Jesus’ body, like ours, was formed in his mother’s womb. How amazing, that God would come to earth that way! Jesus was conceived differently, without a human father, but otherwise his first nine months were the same as ours! He was born as each of us was born, although his first hours of life were in a manger, not a crib (Luke 2:12). He grew in wisdom and stature (Luke 2:52). He experienced every stage of human development from childhood through puberty and adolescence to adulthood. At Christmas we should think not only about the spiritual significance of the Incarnation (Immanuel – God with us) but also about the significance for our bodies of the fact that God took on human form. What difference does this make in how teens think about their bodies? What we think influences what we do.
Some Christmas questions for your teen:
- Do I accept my body, warts and all?
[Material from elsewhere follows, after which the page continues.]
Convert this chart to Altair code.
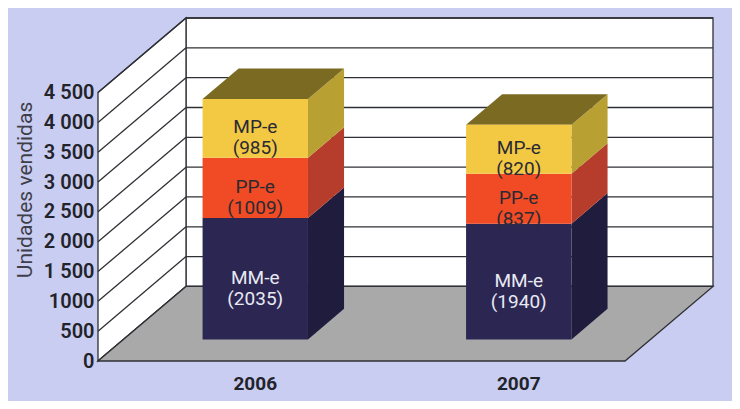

I am like Jesus.
- Do I respect my body? I will not allow my body to be used as an object for someone else’s curiosity or sexual pleasure.
- Do I respect the bodies of others? I will not embarrass or harass or abuse another.
- Do I take care of my body? It is a gift from God.
- Do I think about what it means that my body is the “temple” of the Holy Spirit? Do I glorify God in my body? (1 Corinthians 6:19-20)
- Do I think about my body as a vehicle of blessing for others, rather than as “eye candy” for someone I like? Or as a source of competition for my peers?
“We are earthen vessels that are given the extraordinary privilege and honor of bearing the love of God himself in our eyes, our toes, and all the other members that make us up.” (Matthew Lee Anderson, Earthen Vessels: Why Our Bodies Matter to Our Faith, p. 229).